Thomas joined the court in 1991, becoming the second Black justice in place of the first, Thurgood Marshall.

Sherrilyn Ifill, former director of the National Association for the Advancement of Colored People (NAACP) legal fund, said Thomas had created “a crisis and we need to start treating it as such. Our profession, the Senate judiciary committee, newspaper editorial boards, and the chief [justice] will need to summon the courage needed to call for what, by now, should be the obvious next step.”

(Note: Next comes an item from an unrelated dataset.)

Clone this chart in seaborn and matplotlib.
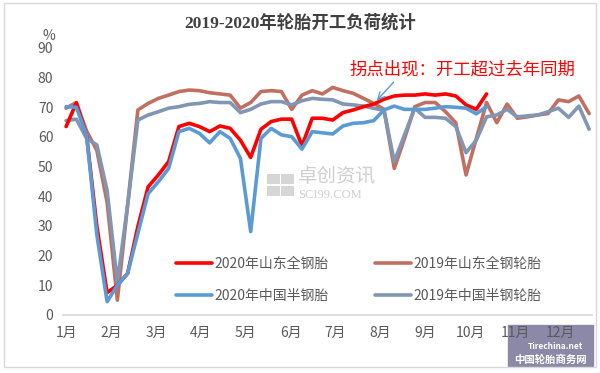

Robert Reich, a former US labor secretary now a Berkeley professor and Guardian columnist, pointed to what that “next step” might be, saying Thomas “must resign or be impeached if [the supreme court] is going to retain any credibility”.

Only one justice, Samuel Chase, has ever been impeached – in 1804-05. He was acquitted in the Senate. In 1969, the justice Abe Fortas resigned under threat of impeachment, over his acceptance of outside fees.

Now, Republican control of the House renders impeachment vastly unlikely. Nor is Thomas likely to resign, particularly as Democrats hold the Senate, able to reduce conservative dominance of the court should a rightwinger vacate the bench.

Nonetheless, calls for Thomas to go continued.

Ted Lieu, a California congressman, said Thomas “has brought shame upon himself and the United States supreme court … no government official, elected or unelected, could ethically or legally accept gifts of that scale. He should resign immediately.”

Citizens for Responsibility and Ethics in Washington, a campaign group, said: “If three times makes a pattern, what does 38 times make? We’ll tell you: the fact that Clarence Thomas has taken 38 luxury trips with billionaires without disclosing them means this kind of ethical lapse is part of his lifestyle. He needs to resign.”